The advantage of the additional visual modality over using audio only is demonstrated on two neural dereverberation approaches based on DNN-WPE and spectral mapping respectively.
BEST OF BOTH WORLDS: MULTI-TASK AUDIO-VISUAL AUTOMATIC SPEECH RECOGNITION AND ACTIVE SPEAKER DETECTION
Google, Inc.
Problem
Under noisy conditions, automatic speech recognition (ASR) can greatly benefit from the addition of visual signals coming from a video of the speaker’s face.
현실적으로 여러 얼굴이 존재하는 경우가 많은데 전통적으로 active speaker detection (ASD)으로 모든 시간마다 audio와 일치하는 active speaker's face를 분리하는 모델을 따로 사용했으나, 최근에는 attention 모델을 추가해서 별도의 ASD를 설계하지 않고 audio와 모든 face candidate을 모델에 집어 넣어 end-to-end way로 처리 하기도 한다.
Proposed method
2.1. A/V Backbone: Shared Audio-Visual Frontend
Acoustic Features. log mel filterbank
Audio and Video Synchronization. resample video
Visual Features. ConvNet on top of the synchronized video
Attention Mechanism. in order to soft-select the one matching the audio.

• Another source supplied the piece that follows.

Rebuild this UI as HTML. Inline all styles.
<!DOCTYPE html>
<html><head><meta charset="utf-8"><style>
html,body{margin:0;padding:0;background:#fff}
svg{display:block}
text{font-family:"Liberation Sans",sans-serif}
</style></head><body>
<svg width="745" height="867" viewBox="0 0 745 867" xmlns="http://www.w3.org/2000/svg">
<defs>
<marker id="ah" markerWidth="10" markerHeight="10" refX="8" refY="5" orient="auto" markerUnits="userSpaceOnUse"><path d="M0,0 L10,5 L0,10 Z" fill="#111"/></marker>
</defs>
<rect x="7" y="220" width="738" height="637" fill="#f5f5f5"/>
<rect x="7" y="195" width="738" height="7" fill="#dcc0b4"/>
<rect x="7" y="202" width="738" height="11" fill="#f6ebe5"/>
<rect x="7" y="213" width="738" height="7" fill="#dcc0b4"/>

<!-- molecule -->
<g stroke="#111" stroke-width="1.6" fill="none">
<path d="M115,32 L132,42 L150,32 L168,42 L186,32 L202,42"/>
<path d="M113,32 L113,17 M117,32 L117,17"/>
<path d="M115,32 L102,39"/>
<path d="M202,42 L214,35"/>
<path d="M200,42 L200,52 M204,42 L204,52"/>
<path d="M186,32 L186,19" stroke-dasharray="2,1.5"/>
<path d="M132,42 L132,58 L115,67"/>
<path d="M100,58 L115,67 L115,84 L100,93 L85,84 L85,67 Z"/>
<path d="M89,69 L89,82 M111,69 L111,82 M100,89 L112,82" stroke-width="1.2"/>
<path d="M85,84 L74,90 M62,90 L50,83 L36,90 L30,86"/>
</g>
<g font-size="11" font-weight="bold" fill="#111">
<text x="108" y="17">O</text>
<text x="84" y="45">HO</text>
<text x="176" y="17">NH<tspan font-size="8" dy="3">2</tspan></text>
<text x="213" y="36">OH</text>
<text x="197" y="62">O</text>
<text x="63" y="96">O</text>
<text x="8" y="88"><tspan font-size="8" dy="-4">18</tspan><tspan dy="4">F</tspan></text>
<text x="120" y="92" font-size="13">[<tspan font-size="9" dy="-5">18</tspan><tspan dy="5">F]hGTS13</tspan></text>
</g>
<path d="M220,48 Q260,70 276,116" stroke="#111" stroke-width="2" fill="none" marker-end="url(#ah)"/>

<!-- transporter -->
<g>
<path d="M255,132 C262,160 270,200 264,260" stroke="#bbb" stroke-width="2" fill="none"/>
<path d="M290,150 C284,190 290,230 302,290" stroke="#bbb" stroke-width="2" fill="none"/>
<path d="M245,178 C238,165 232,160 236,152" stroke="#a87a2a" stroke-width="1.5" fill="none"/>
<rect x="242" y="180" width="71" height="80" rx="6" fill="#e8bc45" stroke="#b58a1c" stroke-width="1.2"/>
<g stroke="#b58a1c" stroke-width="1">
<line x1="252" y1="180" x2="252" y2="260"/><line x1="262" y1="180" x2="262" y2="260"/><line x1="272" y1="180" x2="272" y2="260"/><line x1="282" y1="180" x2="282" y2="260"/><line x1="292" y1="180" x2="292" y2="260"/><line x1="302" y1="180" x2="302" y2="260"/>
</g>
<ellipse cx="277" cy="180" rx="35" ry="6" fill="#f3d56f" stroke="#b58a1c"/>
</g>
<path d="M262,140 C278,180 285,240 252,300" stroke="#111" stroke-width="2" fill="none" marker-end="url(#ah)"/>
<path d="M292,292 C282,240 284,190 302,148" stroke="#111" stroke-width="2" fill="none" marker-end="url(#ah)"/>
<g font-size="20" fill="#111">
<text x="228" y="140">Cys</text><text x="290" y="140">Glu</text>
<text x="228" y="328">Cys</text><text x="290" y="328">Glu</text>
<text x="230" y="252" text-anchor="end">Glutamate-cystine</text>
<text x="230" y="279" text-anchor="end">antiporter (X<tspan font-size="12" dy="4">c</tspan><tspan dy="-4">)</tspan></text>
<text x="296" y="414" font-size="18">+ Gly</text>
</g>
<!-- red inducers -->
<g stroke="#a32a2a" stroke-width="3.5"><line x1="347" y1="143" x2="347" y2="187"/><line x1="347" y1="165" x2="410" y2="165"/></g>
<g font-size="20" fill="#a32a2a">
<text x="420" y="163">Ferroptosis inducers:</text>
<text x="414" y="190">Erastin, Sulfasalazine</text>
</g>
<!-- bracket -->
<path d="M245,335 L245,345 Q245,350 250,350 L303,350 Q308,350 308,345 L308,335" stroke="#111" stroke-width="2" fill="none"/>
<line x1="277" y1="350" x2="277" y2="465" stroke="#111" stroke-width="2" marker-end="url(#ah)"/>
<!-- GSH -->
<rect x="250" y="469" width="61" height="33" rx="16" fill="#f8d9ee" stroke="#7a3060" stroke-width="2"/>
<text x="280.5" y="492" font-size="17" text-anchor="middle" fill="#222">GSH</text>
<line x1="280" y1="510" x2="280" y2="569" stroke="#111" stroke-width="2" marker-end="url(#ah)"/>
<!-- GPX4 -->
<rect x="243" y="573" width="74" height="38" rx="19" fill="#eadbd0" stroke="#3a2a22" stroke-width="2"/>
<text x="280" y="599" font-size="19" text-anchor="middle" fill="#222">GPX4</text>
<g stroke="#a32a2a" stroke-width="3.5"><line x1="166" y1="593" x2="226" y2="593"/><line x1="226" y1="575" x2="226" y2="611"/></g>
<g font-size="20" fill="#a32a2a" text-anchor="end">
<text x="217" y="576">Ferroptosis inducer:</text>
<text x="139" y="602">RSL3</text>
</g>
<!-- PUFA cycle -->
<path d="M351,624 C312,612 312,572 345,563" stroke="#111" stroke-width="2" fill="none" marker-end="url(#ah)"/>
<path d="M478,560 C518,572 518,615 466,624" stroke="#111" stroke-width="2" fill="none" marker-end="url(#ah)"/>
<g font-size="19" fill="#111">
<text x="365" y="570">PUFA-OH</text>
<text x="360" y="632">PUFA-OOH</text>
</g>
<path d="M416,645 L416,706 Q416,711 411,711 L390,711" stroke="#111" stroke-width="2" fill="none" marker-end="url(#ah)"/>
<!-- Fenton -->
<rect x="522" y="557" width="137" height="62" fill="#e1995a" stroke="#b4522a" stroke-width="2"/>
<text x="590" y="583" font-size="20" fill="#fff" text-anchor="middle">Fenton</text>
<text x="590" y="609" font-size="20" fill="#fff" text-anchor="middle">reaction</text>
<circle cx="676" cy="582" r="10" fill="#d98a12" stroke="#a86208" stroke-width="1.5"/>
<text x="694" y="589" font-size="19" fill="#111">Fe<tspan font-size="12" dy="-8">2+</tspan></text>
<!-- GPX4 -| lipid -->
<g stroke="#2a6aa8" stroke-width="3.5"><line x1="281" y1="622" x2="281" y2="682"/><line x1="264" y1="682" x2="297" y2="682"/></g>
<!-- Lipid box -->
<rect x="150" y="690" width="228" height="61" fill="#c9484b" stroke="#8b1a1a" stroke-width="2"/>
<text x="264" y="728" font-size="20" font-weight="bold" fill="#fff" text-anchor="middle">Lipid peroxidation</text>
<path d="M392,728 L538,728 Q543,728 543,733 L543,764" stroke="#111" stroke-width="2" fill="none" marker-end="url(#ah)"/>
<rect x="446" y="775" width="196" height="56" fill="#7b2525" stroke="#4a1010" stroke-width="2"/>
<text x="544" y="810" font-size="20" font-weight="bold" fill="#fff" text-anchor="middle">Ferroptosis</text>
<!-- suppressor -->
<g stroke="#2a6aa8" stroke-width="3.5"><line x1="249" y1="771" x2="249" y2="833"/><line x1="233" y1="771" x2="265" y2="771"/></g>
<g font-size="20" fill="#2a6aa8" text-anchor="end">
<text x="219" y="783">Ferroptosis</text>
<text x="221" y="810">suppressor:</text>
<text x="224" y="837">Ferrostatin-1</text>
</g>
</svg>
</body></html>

2.2. ASR Model - Transformer-Transducer Model
For ASR, the weighted visual features and input acoustic features are then concatenated along the last dimension, producing audio-visual features which are then fed to the ASR encoder.
2.3. ASD Model
For ASD, the attention scores is used directly for the model prediction. For each audio query and each timestep, the attention scores give a measure of how well each candidate video corresponds to the audio.
3. MULTI-TASK LOSS FOR A/V ASR AND ASD
ASD. For active speaker detection, the normalized attention weights can be used to train the attention module directly with cross entropy loss.
ASR. RNN-T loss
MTL Loss. We combine the ASD and ASR losses with a weighted linear sum of the losses
Key Findings
This paper presents a multi-task learning (MTL) for a model that can simultaneously perform audio-visual ASR and active speaker detection, improving previous work on multiperson audio-visual ASR.
Combining the two tasks is enough to significantly improve the performance of the model in the ASD task relative to the baseline.
IMPROVING NOISE ROBUSTNESS OF CONTRASTIVE SPEECH REPRESENTATION LEARNING WITH SPEECH RECONSTRUCTION
The Ohio State University, USA, Microsoft Corporation
Problem
Noise Robust ASR
Proposed method
In this paper, authors employ a noise-robust representation learned by a refined self-supervised framework of wav2vec 2.0 for noisy speech recognition. They combine a reconstruction module with contrastive learning and perform multi-task continual pre-training to explicitly reconstruct the clean speech from the noisy input.